The architecture and all hyperparameters are copied from the paper.  The input
is converted to either one hot representation or passed through an embedding
layer before being send to a typical feedforward neural network.

About the implementation, we create a parameters dictionary that contains the
number of unique values and embedding dimension for each variable. These numbers
are from TABLE 1 of the paper.

In [5]:
# {parameter_name: (unique_values, embedding_dimension)}
parameters = {
    "store": (1115, 10),
    "day_of_week": (7, 6),
    "day": (31, 10),
    "month": (12, 6),
    "year": (3, 2),
    "promotion": (2, 1),
    "state": (12, 6)
}
    
class EmbeddingNN(torch.nn.Module):
    def __init__(self):
        super(EmbeddingNN, self).__init__()

        emb_list = [torch.nn.Embedding(n, d) for n, d in parameters.values()]
        self.emb_layers = torch.nn.ModuleList(emb_list)

        input_size = sum([tuple[1] for tuple in parameters.values()])

        self.feed_forward = torch.nn.Sequential(
            torch.nn.Linear(input_size, 1000),
            torch.nn.ReLU(),
            torch.nn.Linear(1000, 500),
            torch.nn.ReLU(),
            torch.nn.Linear(500, 1),
            torch.nn.Sigmoid()
        )

    def forward(self, X):
        embeddings = torch.cat([emb(X[:, i]) for i, emb in enumerate(self.emb_layers)], dim=1)
        
        return self.feed_forward(embeddings)

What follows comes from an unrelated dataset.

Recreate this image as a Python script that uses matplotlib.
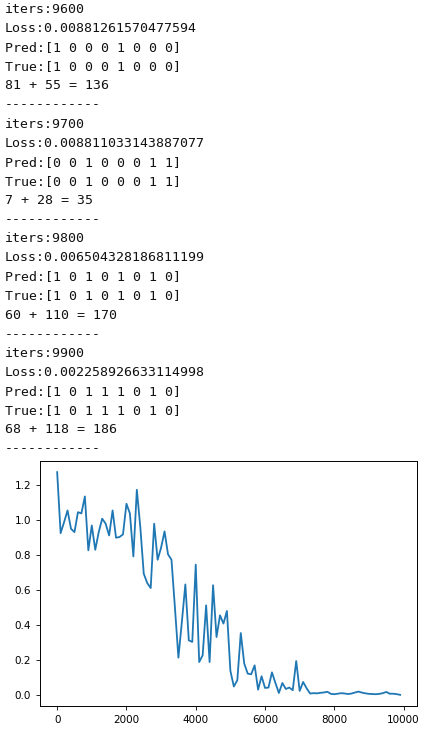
import matplotlib
matplotlib.use('Agg')
from matplotlib import pyplot as plt

# printed log lines above the plot
log_iters = [9600, 9700, 9800, 9900]
log_loss = ['0.00881261570477594', '0.008811033143887077',
            '0.006504328186811199', '0.002258926633114998']
log_pred = ['[1 0 0 0 1 0 0 0]', '[0 0 1 0 0 0 1 1]',
            '[1 0 1 0 1 0 1 0]', '[1 0 1 1 1 0 1 0]']
log_true = log_pred
log_sums = ['81 + 55 = 136', '7 + 28 = 35', '60 + 110 = 170', '68 + 118 = 186']

# loss history, one value every 100 iterations
iters = list(range(0, 10000, 100))
loss = [1.276, 0.927, 0.99, 1.057, 0.952, 0.933, 1.047, 1.04, 1.137, 0.829,
        0.971, 0.832, 0.933, 1.01, 0.981, 0.914, 1.057, 0.901, 0.905, 0.92,
        1.095, 1.04, 0.794, 1.175, 0.962, 0.695, 0.642, 0.613, 0.981, 0.775,
        0.844, 0.937, 0.806, 0.775, 0.50, 0.215, 0.42, 0.634, 0.314, 0.305,
        0.747, 0.19, 0.229, 0.514, 0.19, 0.629, 0.333, 0.457, 0.41, 0.482,
        0.14, 0.05, 0.086, 0.356, 0.181, 0.124, 0.12, 0.171, 0.032, 0.109,
        0.042, 0.044, 0.131, 0.07, 0.013, 0.07, 0.036, 0.044, 0.029, 0.196,
        0.025, 0.076, 0.04, 0.01, 0.012, 0.011, 0.014, 0.016, 0.02, 0.008,
        0.006, 0.009, 0.012, 0.01, 0.007, 0.01, 0.016, 0.021, 0.015, 0.011,
        0.008, 0.007, 0.006, 0.008, 0.012, 0.019, 0.0088, 0.0088, 0.0065, 0.0023]

W, H = 436, 729
fig = plt.figure(figsize=(W / 100, H / 100), dpi=100)

# text output, positioned in pixels from the top
line_h = 19.1
y = 13
for i in range(len(log_iters)):
    lines = ['iters:%d' % log_iters[i],
             'Loss:' + log_loss[i],
             'Pred:' + log_pred[i],
             'True:' + log_true[i],
             log_sums[i],
             '------------']
    for ln in lines:
        fig.text(5 / W, 1 - y / H, ln, family='DejaVu Sans Mono', fontsize=9.5,
                 va='baseline', ha='left', color='#111111')
        y += line_h

ax = fig.add_axes([40 / W, 1 - 706 / H, (417.3 - 40) / W, (706 - 461) / H])
ax.plot(iters, loss, color='#1f77b4', linewidth=1.3)
ax.set_xticks([0, 2000, 4000, 6000, 8000, 10000])
ax.set_yticks([0.0, 0.2, 0.4, 0.6, 0.8, 1.0, 1.2])
ax.tick_params(labelsize=7.5, length=3, width=0.6)
for s in ax.spines.values():
    s.set_linewidth(0.7)

plt.savefig('out.png', dpi=100)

class OneHotNN(torch.nn.Module):
    def __init__(self):
        super(OneHotNN, self).__init__()
        input_size = sum([tuple[0] for tuple in parameters.values()])

        self.feed_forward = torch.nn.Sequential(
            torch.nn.Linear(input_size, 1000),
            torch.nn.ReLU(),
            torch.nn.Linear(1000, 500),
            torch.nn.ReLU(),
            torch.nn.Linear(500, 1),
            torch.nn.Sigmoid()
        )

    def forward(self, X):
        one_hot = torch.cat([torch.nn.functional.one_hot(X[:, i], num_emb).float()
                             for i, (num_emb, _) in enumerate(parameters.values())], dim=1)

        return self.feed_forward(one_hot)

## Training and Testing

Learning rate, batch size, and number of epochs are copied from the paper. We
use the `MAPE` metric for scoring. And for final evaluation, 5 models are
trained then their predictions averaged.

In [6]:
def train_model(model, X, y):
    loss_fn = torch.nn.L1Loss()
    optim = torch.optim.Adam(model.parameters(), lr=0.001)

    epochs = 10
    batch_size = 128
    total_samples = len(X)

    model.train()
    for _ in range(epochs):
        for i in range(0, total_samples, batch_size):
            inputs = X[i:i+batch_size]
            targets = y[i:i+batch_size]
            
            optim.zero_grad()
            outputs = model(inputs).squeeze()
            loss = loss_fn(outputs, targets)
            loss.backward()
            optim.step()

def MAPE(models, X, y_true):
    for model in models:
        model.eval()
        
    y_preds = [model(X).squeeze() for model in models]
    y_preds = [output_encoder.decode(y_pred) for y_pred in y_preds]

    stacked_preds = torch.stack(y_preds)
    y_pred = torch.mean(stacked_preds, dim=0)

    y_true = output_encoder.decode(y_true)
    return torch.mean(torch.abs((y_true - y_pred) / y_true))

def evaluate(cls, dataset):
    X_train, y_train, X_test, y_test = test_train_split(dataset)

    models = [cls() for _ in range(5)]
    for model in models:
        train_model(model, X_train, y_train)

    return MAPE(models, X_test, y_test)

In [7]:
print(f"Shuffled OneHotNN: {evaluate(OneHotNN, shuffled_set):.3f}")
print(f"Shuffled EmbeddingNN: {evaluate(EmbeddingNN, shuffled_set):.3f}")
print(f"Temporal OneHotNN: {evaluate(OneHotNN, temporal_set):.3f}")
print(f"Temporal EmbeddingNN: {evaluate(EmbeddingNN, temporal_set):.3f}")

Shuffled OneHotNN: 0.079
Shuffled EmbeddingNN: 0.084
Temporal OneHotNN: 0.110
Temporal EmbeddingNN: 0.109


## Results

We get the following results. Note that the numbers are `MAPE` score.

|  | OneHotNN | EmbeddingNN |
| --- | --- | --- |
| Shuffled Data | 0.079 | 0.084 |
| Temporal Data | 0.110 | 0.109 |

Compare with the paper's results

|  | OneHotNN | EmbeddingNN |
| --- | --- | --- |
| Shuffled Data | 0.070 | 0.070 |
| Temporal Data | 0.101 | 0.093 |

Our results are look good, slightly worse than their's. Maybe it's a difference
between Keras and PyTorch where some defaults are different. There can also be a
mistake in our implementation, but we are satisfied.